— Data block —
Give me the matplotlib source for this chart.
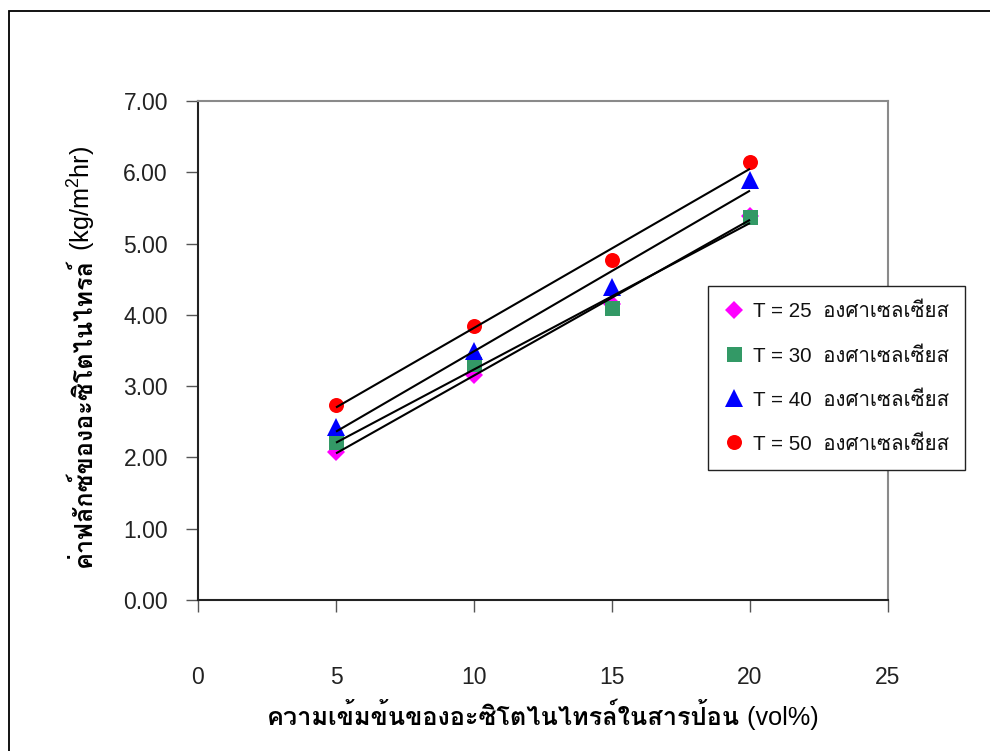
import matplotlib
matplotlib.use("Agg")
import matplotlib.pyplot as plt
from matplotlib import font_manager as fm
from matplotlib.patches import Rectangle
import numpy as np

# Acetonitrile concentration in feed (vol%)
conc = [5, 10, 15, 20]

# Acetonitrile flux (kg/m2 hr) at each feed temperature
flux_25 = [2.08, 3.16, 4.15, 5.39]
flux_30 = [2.21, 3.31, 4.10, 5.37]
flux_40 = [2.43, 3.50, 4.39, 5.89]
flux_50 = [2.74, 3.84, 4.77, 6.15]

series_labels = [
    "T = 25  องศาเซลเซียส",
    "T = 30  องศาเซลเซียส",
    "T = 40  องศาเซลเซียส",
    "T = 50  องศาเซลเซียส",
]
x_ticks = [0, 5, 10, 15, 20, 25]
y_ticks = [0, 1, 2, 3, 4, 5, 6, 7]

xlabel_th = "ความเข้มข้นของอะซิโตไนไทรล์ในสารป้อน"
xlabel_en = " (vol%)"
ylabel_th = "ค่าฟลักซ์ของอะซิโตไนไทรล์"
ylabel_en = " (kg/m$^{\\mathrm{2}}$hr)"

LATIN = "Liberation Sans"
THAI = "Loma"


def has_bold(name):
    for f in fm.fontManager.ttflist:
        if f.name == name and f.weight in (600, 700, 800, "bold", "semibold"):
            return True
    return False


THAI_BOLD = THAI if has_bold(THAI) else "IBM Plex Sans Thai Looped"

plt.rcParams["font.family"] = [LATIN, THAI, "DejaVu Sans"]
plt.rcParams["mathtext.fontset"] = "custom"
plt.rcParams["mathtext.rm"] = LATIN

W, H = 990, 751
fig = plt.figure(figsize=(W / 100, H / 100), dpi=100)
ax = fig.add_axes([198 / W, 1 - 600 / H, 690 / W, 499 / H])

styles = [
    (flux_25, "D", "#FF00FF", 8.7),
    (flux_30, "s", "#339966", 10.8),
    (flux_40, "^", "#0000FF", 13),
    (flux_50, "o", "#FF0000", 10.8),
]
for (vals, m, c, ms), lab in zip(styles, series_labels):
    ax.plot(conc, vals, linestyle="none", marker=m, color=c, markersize=ms,
            markeredgewidth=0, label=lab, zorder=3)
    k, b = np.polyfit(conc, vals, 1)
    xs = np.array([conc[0], conc[-1]])
    ax.plot(xs, k * xs + b, color="black", lw=1.5, zorder=4,
            solid_capstyle="butt")

ax.set_xlim(0, 25)
ax.set_ylim(0, 7)
ax.set_xticks(x_ticks)
ax.set_yticks(y_ticks)
ax.set_xticklabels([str(v) for v in x_ticks])
ax.set_yticklabels([f"{v:.2f}" for v in y_ticks])

for side in ("left", "bottom"):
    ax.spines[side].set_color("#222222")
    ax.spines[side].set_linewidth(1.5)
for side in ("top", "right"):
    ax.spines[side].set_color("#8a8a8a")
    ax.spines[side].set_linewidth(1.5)

ax.tick_params(axis="both", direction="out", length=8.6, width=1.0,
               color="#555555", labelsize=16.5, labelcolor="#222222")
ax.tick_params(axis="y", pad=13)
ax.tick_params(axis="x", pad=39)

leg = ax.legend(loc="upper left", bbox_to_anchor=(708 / W, 1 - 286 / H),
                bbox_transform=fig.transFigure, borderaxespad=0,
                fontsize=14.8, numpoints=1, frameon=True, fancybox=False,
                framealpha=1, edgecolor="#222222", borderpad=0.8,
                labelspacing=1.22, handlelength=0.95, handletextpad=0.42)
leg.get_frame().set_linewidth(1.0)
leg.set_zorder(10)
for t in leg.get_texts():
    t.set_color("#111111")

# Outer frame around the whole chart
fig.add_artist(Rectangle((8.5 / W, -0.05), 1.2, (H - 10.5) / H + 0.05,
                         transform=fig.transFigure, fill=False,
                         edgecolor="black", lw=1.3, clip_on=False))

# Axis titles: bold Thai followed by regular Latin units
fig.canvas.draw()
renderer = fig.canvas.get_renderer()
fs_lab = 18.2

# x title centred at (543, 716) px
tx1 = fig.text(0, 0, xlabel_th, family=[THAI_BOLD], fontweight="bold",
               fontsize=fs_lab, ha="left", va="baseline", transform=None)
tx2 = fig.text(0, 0, xlabel_en, family=[LATIN], fontsize=fs_lab,
               ha="left", va="baseline", transform=None)
w1 = tx1.get_window_extent(renderer).width
w2 = tx2.get_window_extent(renderer).width
x0 = 543 - (w1 + w2) / 2
base = H - 725
tx1.set_position((x0, base))
tx2.set_position((x0 + w1, base))

# y title centred at (83, 356) px, reading upwards
ty1 = fig.text(0, 0, ylabel_th, family=[THAI_BOLD], fontweight="bold",
               fontsize=fs_lab, rotation=90, rotation_mode="anchor",
               ha="left", va="baseline", transform=None)
ty2 = fig.text(0, 0, ylabel_en, family=[LATIN], fontsize=fs_lab,
               rotation=90, rotation_mode="anchor",
               ha="left", va="baseline", transform=None)
h1 = ty1.get_window_extent(renderer).height
h2 = ty2.get_window_extent(renderer).height
y0 = (H - 356) - (h1 + h2) / 2
xb = 91
ty1.set_position((xb, y0))
ty2.set_position((xb, y0 + h1))

fig.savefig("out.png", dpi=100)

— Short exercise —
Every line from the top of the material above through the line with "ax = fig.add_axes([198" should be duplicated exactly, please; leave out the pictures.

— Solved problem —
Give me the matplotlib source for this chart.
import matplotlib
matplotlib.use("Agg")
import matplotlib.pyplot as plt
from matplotlib import font_manager as fm
from matplotlib.patches import Rectangle
import numpy as np

# Acetonitrile concentration in feed (vol%)
conc = [5, 10, 15, 20]

# Acetonitrile flux (kg/m2 hr) at each feed temperature
flux_25 = [2.08, 3.16, 4.15, 5.39]
flux_30 = [2.21, 3.31, 4.10, 5.37]
flux_40 = [2.43, 3.50, 4.39, 5.89]
flux_50 = [2.74, 3.84, 4.77, 6.15]

series_labels = [
    "T = 25  องศาเซลเซียส",
    "T = 30  องศาเซลเซียส",
    "T = 40  องศาเซลเซียส",
    "T = 50  องศาเซลเซียส",
]
x_ticks = [0, 5, 10, 15, 20, 25]
y_ticks = [0, 1, 2, 3, 4, 5, 6, 7]

xlabel_th = "ความเข้มข้นของอะซิโตไนไทรล์ในสารป้อน"
xlabel_en = " (vol%)"
ylabel_th = "ค่าฟลักซ์ของอะซิโตไนไทรล์"
ylabel_en = " (kg/m$^{\\mathrm{2}}$hr)"

LATIN = "Liberation Sans"
THAI = "Loma"


def has_bold(name):
    for f in fm.fontManager.ttflist:
        if f.name == name and f.weight in (600, 700, 800, "bold", "semibold"):
            return True
    return False


THAI_BOLD = THAI if has_bold(THAI) else "IBM Plex Sans Thai Looped"

plt.rcParams["font.family"] = [LATIN, THAI, "DejaVu Sans"]
plt.rcParams["mathtext.fontset"] = "custom"
plt.rcParams["mathtext.rm"] = LATIN

W, H = 990, 751
fig = plt.figure(figsize=(W / 100, H / 100), dpi=100)
ax = fig.add_axes([198 / W, 1 - 600 / H, 690 / W, 499 / H])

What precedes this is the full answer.